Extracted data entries

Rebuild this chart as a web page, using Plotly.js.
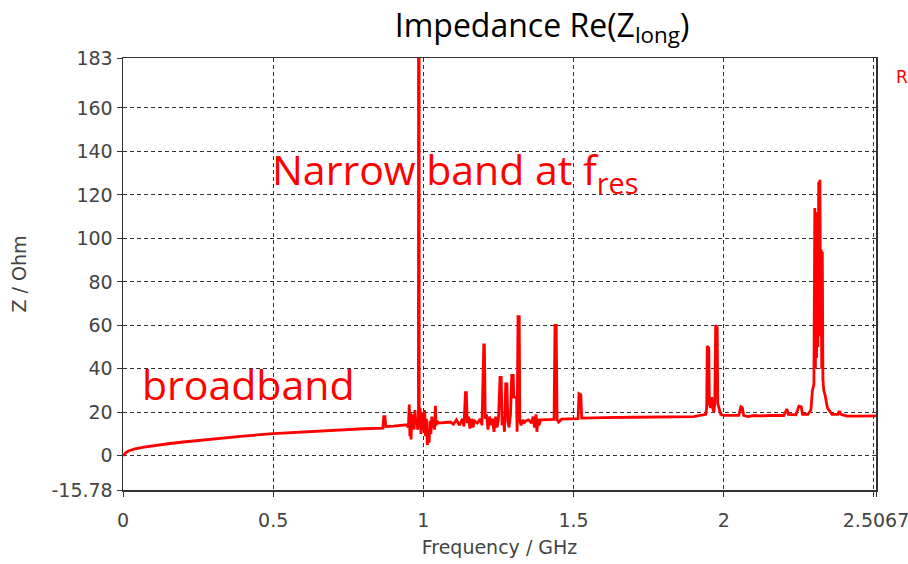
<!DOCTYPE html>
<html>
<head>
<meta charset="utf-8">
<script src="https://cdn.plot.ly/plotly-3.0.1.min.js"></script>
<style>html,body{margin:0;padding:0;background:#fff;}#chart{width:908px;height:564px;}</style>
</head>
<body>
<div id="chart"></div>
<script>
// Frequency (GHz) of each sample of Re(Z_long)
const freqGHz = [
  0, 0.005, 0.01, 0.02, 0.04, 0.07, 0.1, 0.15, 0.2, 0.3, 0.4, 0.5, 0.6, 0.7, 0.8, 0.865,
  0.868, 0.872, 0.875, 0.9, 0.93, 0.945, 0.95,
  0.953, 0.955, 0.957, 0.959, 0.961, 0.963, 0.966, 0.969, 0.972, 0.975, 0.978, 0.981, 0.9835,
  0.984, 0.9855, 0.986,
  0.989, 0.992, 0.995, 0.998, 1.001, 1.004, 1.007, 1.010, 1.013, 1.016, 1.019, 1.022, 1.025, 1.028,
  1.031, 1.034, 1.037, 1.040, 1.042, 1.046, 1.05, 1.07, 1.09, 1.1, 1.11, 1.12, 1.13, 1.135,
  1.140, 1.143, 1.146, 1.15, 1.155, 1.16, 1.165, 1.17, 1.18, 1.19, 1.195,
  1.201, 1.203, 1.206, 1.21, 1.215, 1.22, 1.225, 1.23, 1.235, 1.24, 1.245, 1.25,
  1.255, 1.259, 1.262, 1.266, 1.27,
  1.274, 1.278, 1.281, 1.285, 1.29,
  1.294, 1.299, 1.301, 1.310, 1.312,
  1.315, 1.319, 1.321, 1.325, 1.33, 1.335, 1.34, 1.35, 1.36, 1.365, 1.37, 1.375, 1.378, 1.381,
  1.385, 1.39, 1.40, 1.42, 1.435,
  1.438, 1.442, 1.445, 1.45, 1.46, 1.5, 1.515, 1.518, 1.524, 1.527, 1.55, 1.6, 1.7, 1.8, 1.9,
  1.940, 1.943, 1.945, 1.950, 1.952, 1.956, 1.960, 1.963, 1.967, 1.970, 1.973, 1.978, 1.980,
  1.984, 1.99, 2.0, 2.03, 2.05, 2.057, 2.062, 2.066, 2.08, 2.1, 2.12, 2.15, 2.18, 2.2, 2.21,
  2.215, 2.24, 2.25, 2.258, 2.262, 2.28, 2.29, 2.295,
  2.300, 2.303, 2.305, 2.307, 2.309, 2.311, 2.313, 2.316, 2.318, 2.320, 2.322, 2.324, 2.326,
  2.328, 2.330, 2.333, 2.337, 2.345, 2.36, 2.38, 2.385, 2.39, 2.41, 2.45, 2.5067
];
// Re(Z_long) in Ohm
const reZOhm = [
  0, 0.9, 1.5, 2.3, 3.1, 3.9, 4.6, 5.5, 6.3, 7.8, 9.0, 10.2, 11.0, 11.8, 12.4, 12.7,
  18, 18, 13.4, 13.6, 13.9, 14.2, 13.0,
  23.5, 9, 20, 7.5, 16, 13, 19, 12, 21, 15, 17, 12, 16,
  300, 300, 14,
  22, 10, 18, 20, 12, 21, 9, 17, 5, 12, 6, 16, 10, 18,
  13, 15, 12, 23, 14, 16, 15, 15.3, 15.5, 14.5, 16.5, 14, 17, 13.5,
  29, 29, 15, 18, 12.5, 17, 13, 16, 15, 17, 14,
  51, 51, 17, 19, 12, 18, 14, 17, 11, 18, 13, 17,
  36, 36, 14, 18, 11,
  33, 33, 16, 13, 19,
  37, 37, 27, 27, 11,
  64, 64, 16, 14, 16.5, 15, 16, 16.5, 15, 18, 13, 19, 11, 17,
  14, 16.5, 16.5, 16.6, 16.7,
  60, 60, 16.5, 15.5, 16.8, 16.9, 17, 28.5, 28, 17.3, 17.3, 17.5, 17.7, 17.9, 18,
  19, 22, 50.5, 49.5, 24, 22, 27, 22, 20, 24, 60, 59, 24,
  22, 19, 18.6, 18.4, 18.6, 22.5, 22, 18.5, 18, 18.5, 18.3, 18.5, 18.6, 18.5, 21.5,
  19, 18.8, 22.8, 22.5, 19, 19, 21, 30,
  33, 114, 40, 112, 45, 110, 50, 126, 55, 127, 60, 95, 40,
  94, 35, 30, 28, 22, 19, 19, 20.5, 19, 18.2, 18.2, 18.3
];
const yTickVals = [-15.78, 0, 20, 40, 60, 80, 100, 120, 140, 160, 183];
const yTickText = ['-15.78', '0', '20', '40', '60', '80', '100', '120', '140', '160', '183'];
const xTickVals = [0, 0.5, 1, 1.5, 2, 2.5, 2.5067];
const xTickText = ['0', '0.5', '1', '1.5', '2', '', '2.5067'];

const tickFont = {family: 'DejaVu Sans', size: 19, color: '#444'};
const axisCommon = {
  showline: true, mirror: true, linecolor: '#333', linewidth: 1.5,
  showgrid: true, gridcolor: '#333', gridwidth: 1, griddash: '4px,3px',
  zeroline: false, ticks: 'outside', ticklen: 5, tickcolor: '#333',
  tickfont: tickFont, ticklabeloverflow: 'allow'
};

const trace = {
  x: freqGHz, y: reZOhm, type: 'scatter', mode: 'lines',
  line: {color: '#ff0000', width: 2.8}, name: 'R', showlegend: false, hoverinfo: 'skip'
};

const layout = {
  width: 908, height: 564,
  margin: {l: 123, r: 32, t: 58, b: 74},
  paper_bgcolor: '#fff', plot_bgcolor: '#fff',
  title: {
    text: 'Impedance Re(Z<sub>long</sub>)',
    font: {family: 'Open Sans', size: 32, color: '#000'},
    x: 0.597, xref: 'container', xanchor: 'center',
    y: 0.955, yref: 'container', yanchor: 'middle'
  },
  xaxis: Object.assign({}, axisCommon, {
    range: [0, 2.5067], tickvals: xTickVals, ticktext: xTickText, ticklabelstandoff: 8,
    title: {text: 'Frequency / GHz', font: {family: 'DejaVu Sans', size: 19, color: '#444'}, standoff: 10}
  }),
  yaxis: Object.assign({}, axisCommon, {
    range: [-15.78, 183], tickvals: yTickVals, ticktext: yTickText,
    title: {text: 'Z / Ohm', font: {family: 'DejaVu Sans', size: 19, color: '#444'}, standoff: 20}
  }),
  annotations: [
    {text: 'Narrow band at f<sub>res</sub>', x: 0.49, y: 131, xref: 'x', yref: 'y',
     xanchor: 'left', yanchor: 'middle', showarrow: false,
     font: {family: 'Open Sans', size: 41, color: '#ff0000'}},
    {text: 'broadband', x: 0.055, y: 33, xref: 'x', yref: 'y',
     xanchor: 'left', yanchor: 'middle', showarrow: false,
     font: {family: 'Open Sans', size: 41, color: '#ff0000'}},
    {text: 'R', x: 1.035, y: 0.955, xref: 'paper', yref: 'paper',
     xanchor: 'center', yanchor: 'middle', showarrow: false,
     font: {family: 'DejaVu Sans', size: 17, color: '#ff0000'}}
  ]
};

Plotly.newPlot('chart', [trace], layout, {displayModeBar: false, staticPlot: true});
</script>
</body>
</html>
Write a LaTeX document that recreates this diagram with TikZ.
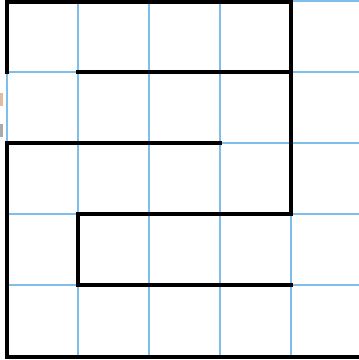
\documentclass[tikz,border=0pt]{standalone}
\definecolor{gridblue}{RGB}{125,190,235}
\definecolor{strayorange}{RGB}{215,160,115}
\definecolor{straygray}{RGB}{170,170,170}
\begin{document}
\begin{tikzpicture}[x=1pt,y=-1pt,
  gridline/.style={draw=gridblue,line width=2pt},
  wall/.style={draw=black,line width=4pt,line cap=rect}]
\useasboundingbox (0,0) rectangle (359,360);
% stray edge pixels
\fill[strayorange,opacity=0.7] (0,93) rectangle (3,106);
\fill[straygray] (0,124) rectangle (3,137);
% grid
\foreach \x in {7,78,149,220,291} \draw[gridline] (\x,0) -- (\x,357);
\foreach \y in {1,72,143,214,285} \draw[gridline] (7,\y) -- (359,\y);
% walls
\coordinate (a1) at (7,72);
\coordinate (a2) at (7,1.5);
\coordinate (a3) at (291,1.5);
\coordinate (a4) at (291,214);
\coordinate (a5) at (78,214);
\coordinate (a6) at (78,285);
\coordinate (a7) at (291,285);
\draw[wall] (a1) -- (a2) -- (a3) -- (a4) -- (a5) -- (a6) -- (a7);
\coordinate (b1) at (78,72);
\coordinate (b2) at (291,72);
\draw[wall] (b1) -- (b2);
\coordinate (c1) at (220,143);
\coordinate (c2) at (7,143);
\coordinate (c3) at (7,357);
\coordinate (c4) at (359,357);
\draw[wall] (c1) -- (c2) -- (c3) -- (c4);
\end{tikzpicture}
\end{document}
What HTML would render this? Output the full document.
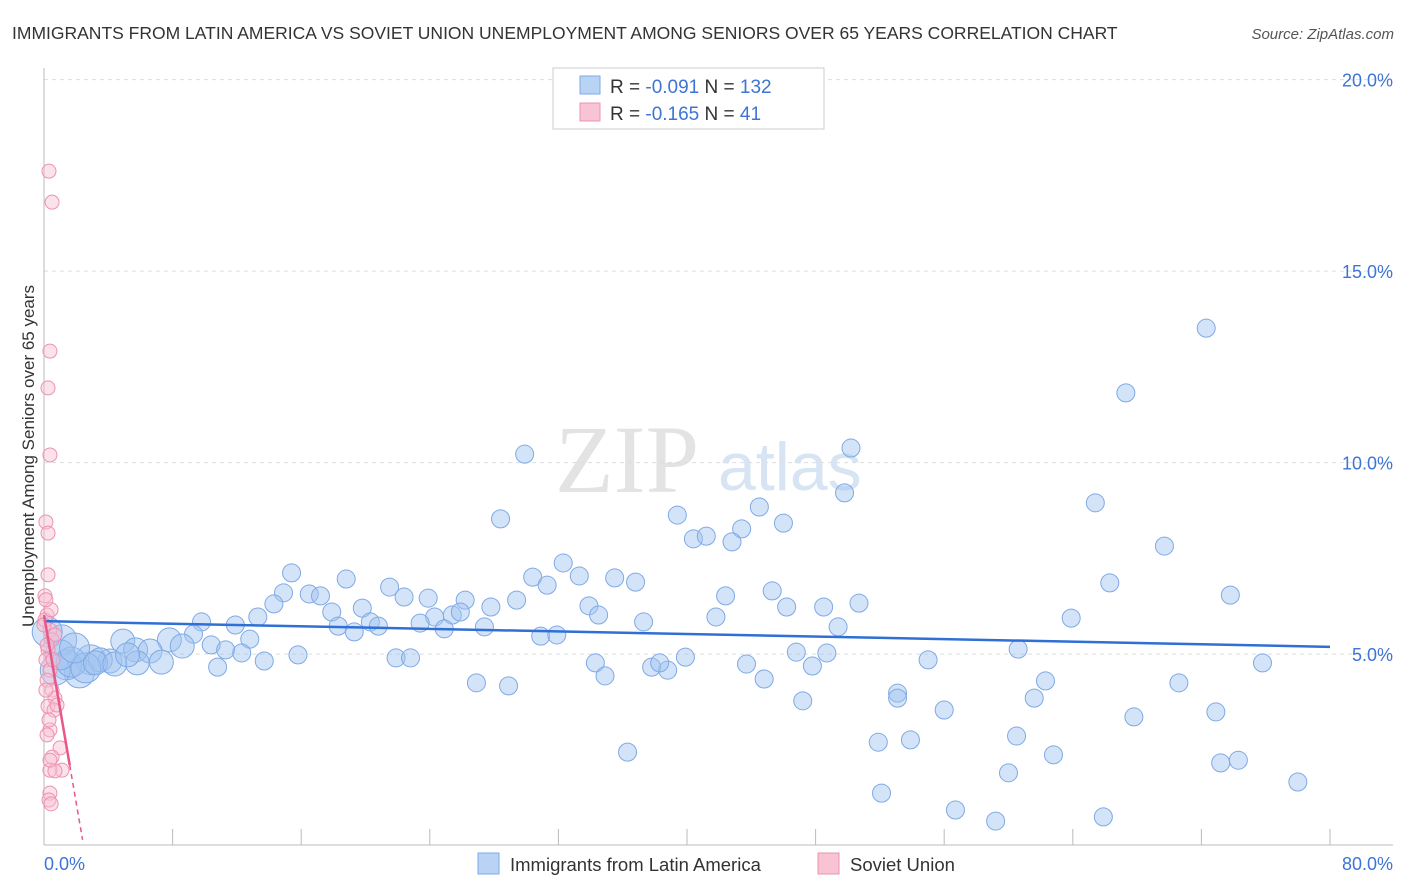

§ To be done: All lines above with "chart" in them should be returned.

§ Exercise response:
Rebuild this chart as a web page, using Plotly.js.
<style>html,body{margin:0;padding:0;background:#fff;}#chart{width:908px;height:564px;}</style>
<div id="chart"></div>
Plotly.newPlot('chart', [trace], layout, {displayModeBar: false, staticPlot: true});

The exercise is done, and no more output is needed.